As real-world assets move on-chain, the next wave of investment will be defined by transparency, liquidity, and automation.
Access to these assets—once gated by “qualified investor” rules— will be democratized by AI-driven financial protocols, ensuring even retail investors operate with insights rivaling those of the most sophisticated institutions.
The RWA renaissance isn’t just coming—it’s already underway, and like every technological transformation, it will be driven by a data revolution.
Hashfire is the New Substrate of Business
At Hashfire, we believe contracts are the atomic units of business—the foundational agreements that govern every asset, transaction, and obligation. By reimagining contracts as digital assets themselves, we are transforming real-world assets (RWAs) at their core. When Hashfire tokenizes something as fundamental as a receivable or a bridge loan, like the recent Cinelaunch deal we brought on-chain, we aren’t just creating a digital representation of an asset—we’re minting a sovereign, blockchain-native asset.
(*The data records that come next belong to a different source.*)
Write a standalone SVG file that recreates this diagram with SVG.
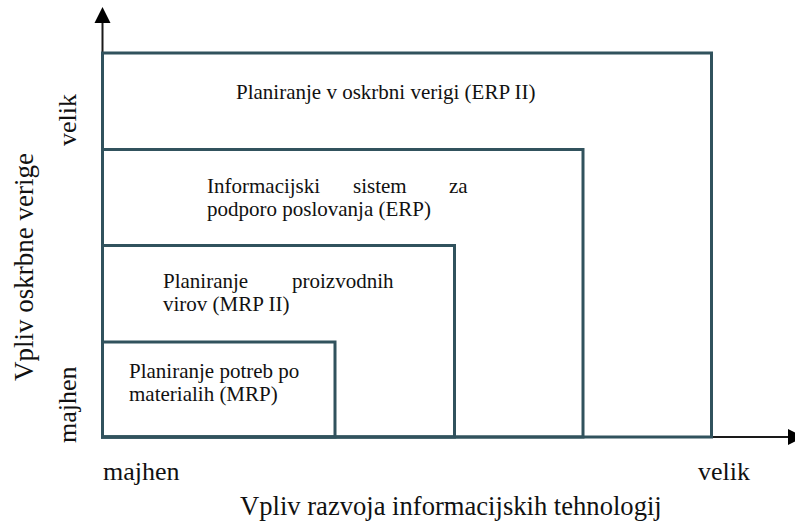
<svg xmlns="http://www.w3.org/2000/svg" width="795" height="522" viewBox="0 0 795 522">
  <style>
    .box { fill: none; stroke: #31525d; stroke-width: 3; }
    .axis { stroke: #1a1a1a; stroke-width: 2; fill: none; }
    .head { fill: #000; }
    .t { font-family: "Liberation Serif", "Times New Roman", serif; font-size: 21px; fill: #111; }
    .lab { font-family: "Liberation Serif", "Times New Roman", serif; font-size: 26px; fill: #111; }
    .big { font-size: 27px; }
    .wide { font-size: 26.6px; }
  </style>
  <rect width="795" height="522" fill="#fff"/>

  <!-- axes -->
  <g id="connectors">
    <line class="axis" x1="102.5" y1="437" x2="102.5" y2="22"/>
    <polygon class="head" points="102.5,7 94.5,23 110.5,23"/>
    <line class="axis" x1="102" y1="437" x2="790" y2="437"/>
    <polygon class="head" points="804,437 788,429 788,445"/>
  </g>

  <!-- nested layers, largest first -->
  <g id="erp2">
    <rect class="box" x="102.5" y="53" width="609" height="384"/>
    <text class="t" x="236" y="99">Planiranje v oskrbni verigi (ERP II)</text>
  </g>
  <g id="erp">
    <rect class="box" x="102.5" y="149.5" width="480.5" height="287.5"/>
    <text class="t" y="193"><tspan x="207">Informacijski</tspan><tspan x="353">sistem</tspan><tspan x="449">za</tspan></text>
    <text class="t" x="207" y="216">podporo poslovanja (ERP)</text>
  </g>
  <g id="mrp2">
    <rect class="box" x="102.5" y="245.5" width="352" height="191.5"/>
    <text class="t" y="288"><tspan x="163">Planiranje</tspan><tspan x="292">proizvodnih</tspan></text>
    <text class="t" x="163" y="311">virov (MRP II)</text>
  </g>
  <g id="mrp">
    <rect class="box" x="102.5" y="342" width="232.5" height="95"/>
    <text class="t" x="129" y="378">Planiranje potreb po</text>
    <text class="t" x="129" y="401">materialih (MRP)</text>
  </g>

  <!-- axis labels -->
  <g id="x-labels">
    <text class="lab" x="103" y="480">majhen</text>
    <text class="lab" x="698" y="480">velik</text>
    <text class="lab wide" x="240" y="515">Vpliv razvoja informacijskih tehnologij</text>
  </g>
  <g id="y-labels">
    <text class="lab" transform="translate(76,443) rotate(-90)">majhen</text>
    <text class="lab" transform="translate(76,146) rotate(-90)">velik</text>
    <text class="lab big" transform="translate(33,381) rotate(-90)">Vpliv oskrbne verige</text>
  </g>
</svg>
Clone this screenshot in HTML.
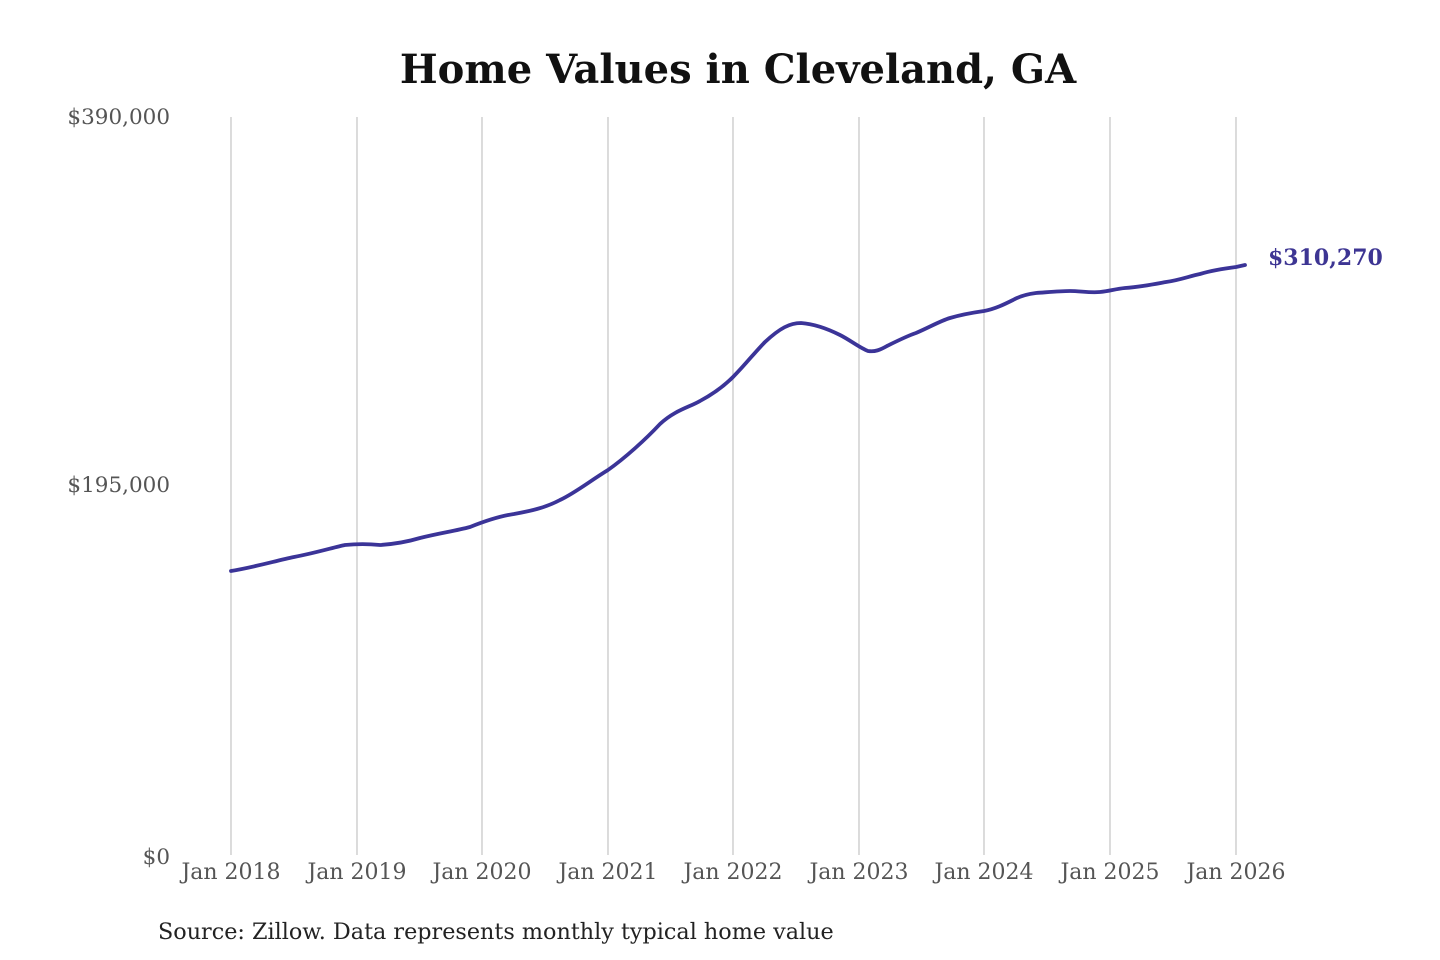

This receivable, secured by the legal framework of the contract, becomes a programmable and tradable asset that can interact directly with automated financial protocols. Tokenized receivables can be fractionally owned, serve as collateral, or automatically distribute payments to stakeholders, enabling new liquidity pathways for traditionally static assets. By anchoring RWAs in smart contracts, Hashfire unlocks a new class of sovereign digital assets, turning everyday agreements into powerful, self-governing instruments that thrive in decentralized ecosystems.
"By reimagining contracts as digital assets themselves, we are transforming real-world assets (RWAs) at their core"
A quiet movement is already underway—one that invites business owners to migrate their agreements on-chain and build their companies within this new digital frontier. By bringing contracts, receivables, and corporate records on-chain, businesses not only secure their assets but establish a living, immutable record of their operations and growth. New ventures can now launch directly on-chain, creating a transparent, verifiable corporate history from day one. Over time, this blockchain-anchored history will serve as incontrovertible proof of performance, governance, and valuations—making fundraising, acquisitions, and exits faster, more efficient, and ultimately driving higher asset values. In the future, the businesses with the most robust on-chain records will stand apart, commanding trust, liquidity, and market confidence in ways that off-chain entities simply cannot match.
Hashfire’s approach extends beyond individual contracts—it atomizes the corporation itself. By creating self-sovereign digital assets from contracts like receivables, Hashfire deconstructs corporate assets into discrete, investable units. Each tokenized asset is imbued with its own payment portal, governance rules, and asset-level cap table, allowing investors to interact with specific revenue-generating components of a business. This fundamentally shifts the nature of investment, transforming corporations from monolithic entities into dynamic networks of digital assets. For the first time, companies can exist on-chain as the sum of their discrete assets minus liabilities—a concept long theorized in traditional finance but only now achievable through blockchain technology. This granular approach to corporate structure redefines capital markets, enabling investors to engage with the atomic building blocks of businesses, unlocking liquidity, and fostering unprecedented transparency and efficiency.